-------- Data in this exercise
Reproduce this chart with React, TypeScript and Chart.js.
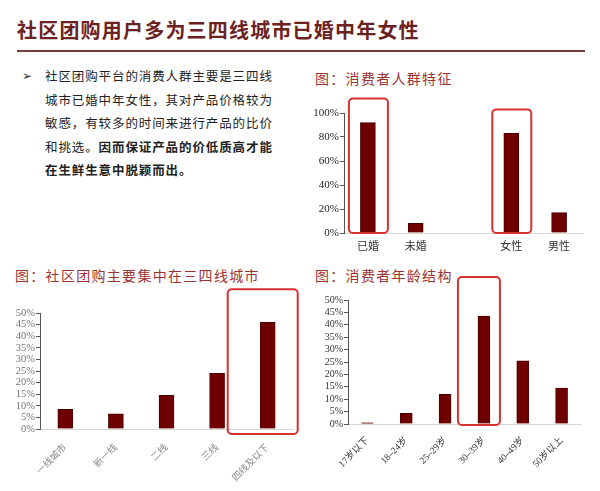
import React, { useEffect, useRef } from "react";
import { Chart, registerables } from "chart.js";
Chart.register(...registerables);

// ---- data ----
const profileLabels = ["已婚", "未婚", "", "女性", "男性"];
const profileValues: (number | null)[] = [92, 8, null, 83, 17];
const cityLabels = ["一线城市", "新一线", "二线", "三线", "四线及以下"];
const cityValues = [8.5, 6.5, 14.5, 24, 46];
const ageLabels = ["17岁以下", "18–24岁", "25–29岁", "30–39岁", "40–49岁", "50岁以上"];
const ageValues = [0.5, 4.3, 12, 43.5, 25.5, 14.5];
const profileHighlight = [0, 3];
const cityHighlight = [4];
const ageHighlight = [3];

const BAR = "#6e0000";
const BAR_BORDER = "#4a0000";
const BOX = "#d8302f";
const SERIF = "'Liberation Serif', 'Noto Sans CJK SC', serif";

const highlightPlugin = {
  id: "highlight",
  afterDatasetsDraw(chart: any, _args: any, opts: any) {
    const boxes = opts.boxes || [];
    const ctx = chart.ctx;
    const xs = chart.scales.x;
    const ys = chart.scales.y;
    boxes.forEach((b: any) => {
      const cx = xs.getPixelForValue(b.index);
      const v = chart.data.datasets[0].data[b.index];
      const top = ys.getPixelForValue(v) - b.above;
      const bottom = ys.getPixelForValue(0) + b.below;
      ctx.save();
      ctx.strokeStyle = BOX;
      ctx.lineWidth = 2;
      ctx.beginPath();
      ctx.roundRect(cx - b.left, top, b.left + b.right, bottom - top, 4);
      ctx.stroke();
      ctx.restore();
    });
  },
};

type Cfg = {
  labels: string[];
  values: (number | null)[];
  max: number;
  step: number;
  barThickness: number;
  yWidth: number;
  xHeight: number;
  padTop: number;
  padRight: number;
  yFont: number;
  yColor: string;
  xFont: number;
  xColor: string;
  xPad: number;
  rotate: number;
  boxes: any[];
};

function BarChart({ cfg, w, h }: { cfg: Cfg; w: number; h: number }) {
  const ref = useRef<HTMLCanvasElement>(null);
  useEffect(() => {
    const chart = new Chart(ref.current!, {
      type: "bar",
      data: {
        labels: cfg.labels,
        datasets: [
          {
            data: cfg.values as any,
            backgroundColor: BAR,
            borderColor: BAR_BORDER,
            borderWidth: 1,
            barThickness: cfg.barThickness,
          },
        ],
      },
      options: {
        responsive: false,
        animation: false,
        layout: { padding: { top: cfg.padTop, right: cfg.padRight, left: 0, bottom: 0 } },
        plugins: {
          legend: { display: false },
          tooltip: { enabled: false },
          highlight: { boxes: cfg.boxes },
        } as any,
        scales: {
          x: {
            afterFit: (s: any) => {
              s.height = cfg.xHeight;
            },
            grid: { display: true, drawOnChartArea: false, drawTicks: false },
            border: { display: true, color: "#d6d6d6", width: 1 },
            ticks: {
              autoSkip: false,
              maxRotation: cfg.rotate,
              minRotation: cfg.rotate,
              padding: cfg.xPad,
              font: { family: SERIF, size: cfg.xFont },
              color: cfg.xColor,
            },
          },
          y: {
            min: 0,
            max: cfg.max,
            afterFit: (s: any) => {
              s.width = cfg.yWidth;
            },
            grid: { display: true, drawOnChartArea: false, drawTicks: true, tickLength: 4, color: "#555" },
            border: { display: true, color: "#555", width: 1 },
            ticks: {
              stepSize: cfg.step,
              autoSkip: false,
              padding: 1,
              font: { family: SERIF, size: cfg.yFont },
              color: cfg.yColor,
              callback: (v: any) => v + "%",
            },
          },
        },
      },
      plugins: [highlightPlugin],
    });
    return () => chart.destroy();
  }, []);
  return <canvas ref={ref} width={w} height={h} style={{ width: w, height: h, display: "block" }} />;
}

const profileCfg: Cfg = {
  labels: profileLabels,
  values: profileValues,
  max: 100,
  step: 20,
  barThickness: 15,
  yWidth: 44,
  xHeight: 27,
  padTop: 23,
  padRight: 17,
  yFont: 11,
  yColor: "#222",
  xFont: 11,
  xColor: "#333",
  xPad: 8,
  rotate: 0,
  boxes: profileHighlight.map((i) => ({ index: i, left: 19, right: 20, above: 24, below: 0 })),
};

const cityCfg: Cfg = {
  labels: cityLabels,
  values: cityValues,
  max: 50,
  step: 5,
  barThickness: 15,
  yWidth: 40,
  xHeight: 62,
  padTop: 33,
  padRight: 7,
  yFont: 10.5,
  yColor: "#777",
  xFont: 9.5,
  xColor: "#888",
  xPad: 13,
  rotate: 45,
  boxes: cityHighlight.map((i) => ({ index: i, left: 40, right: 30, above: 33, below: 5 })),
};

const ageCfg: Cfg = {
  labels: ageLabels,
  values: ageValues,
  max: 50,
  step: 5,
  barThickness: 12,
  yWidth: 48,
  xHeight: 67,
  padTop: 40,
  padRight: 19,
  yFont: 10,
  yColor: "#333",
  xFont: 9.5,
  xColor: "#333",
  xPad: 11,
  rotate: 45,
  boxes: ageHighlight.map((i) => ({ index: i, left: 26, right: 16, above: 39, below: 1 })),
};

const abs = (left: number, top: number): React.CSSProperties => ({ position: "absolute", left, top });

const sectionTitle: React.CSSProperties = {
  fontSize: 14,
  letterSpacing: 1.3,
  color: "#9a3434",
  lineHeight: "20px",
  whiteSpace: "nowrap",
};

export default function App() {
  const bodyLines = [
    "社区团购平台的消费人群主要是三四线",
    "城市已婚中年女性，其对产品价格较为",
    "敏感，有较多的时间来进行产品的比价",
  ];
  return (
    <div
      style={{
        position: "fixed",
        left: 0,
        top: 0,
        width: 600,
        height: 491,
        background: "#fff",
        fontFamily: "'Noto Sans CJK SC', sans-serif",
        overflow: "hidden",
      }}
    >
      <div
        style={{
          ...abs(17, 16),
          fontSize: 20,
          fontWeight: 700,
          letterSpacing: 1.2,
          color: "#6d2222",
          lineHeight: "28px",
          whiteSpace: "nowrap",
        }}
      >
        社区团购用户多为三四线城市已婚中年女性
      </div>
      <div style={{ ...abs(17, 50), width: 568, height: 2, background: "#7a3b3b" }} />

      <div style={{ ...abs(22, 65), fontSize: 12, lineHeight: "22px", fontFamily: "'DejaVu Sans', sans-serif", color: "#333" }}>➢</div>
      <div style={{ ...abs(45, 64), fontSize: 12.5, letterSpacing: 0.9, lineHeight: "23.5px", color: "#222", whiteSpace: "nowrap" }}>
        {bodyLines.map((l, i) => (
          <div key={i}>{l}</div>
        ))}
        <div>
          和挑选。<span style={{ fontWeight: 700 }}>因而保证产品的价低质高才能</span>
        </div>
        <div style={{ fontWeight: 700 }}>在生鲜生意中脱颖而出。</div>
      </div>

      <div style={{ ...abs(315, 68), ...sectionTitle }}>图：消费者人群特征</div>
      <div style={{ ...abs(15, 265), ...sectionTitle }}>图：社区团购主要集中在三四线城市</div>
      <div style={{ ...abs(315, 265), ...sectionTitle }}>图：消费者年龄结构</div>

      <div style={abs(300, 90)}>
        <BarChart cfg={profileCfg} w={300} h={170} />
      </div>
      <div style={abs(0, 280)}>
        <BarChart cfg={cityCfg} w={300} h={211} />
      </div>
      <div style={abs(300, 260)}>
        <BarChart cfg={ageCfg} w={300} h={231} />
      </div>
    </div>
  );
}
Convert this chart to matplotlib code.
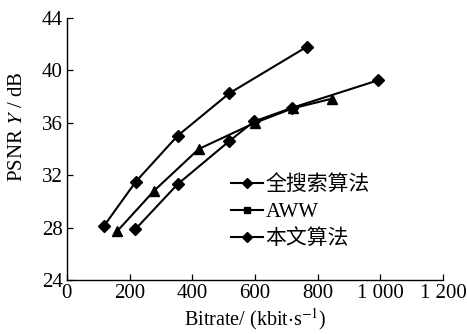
----------------
=== Written problem ===
Return the lines exactly as they stand, from the start of the entries through the line holding "Chart.register(...registerables);"; omit the pictures.

=== Final result ===
Reproduce this chart with React, TypeScript and Chart.js.
import React, { useEffect, useRef } from "react";
import { Chart, registerables } from "chart.js";
Chart.register(...registerables);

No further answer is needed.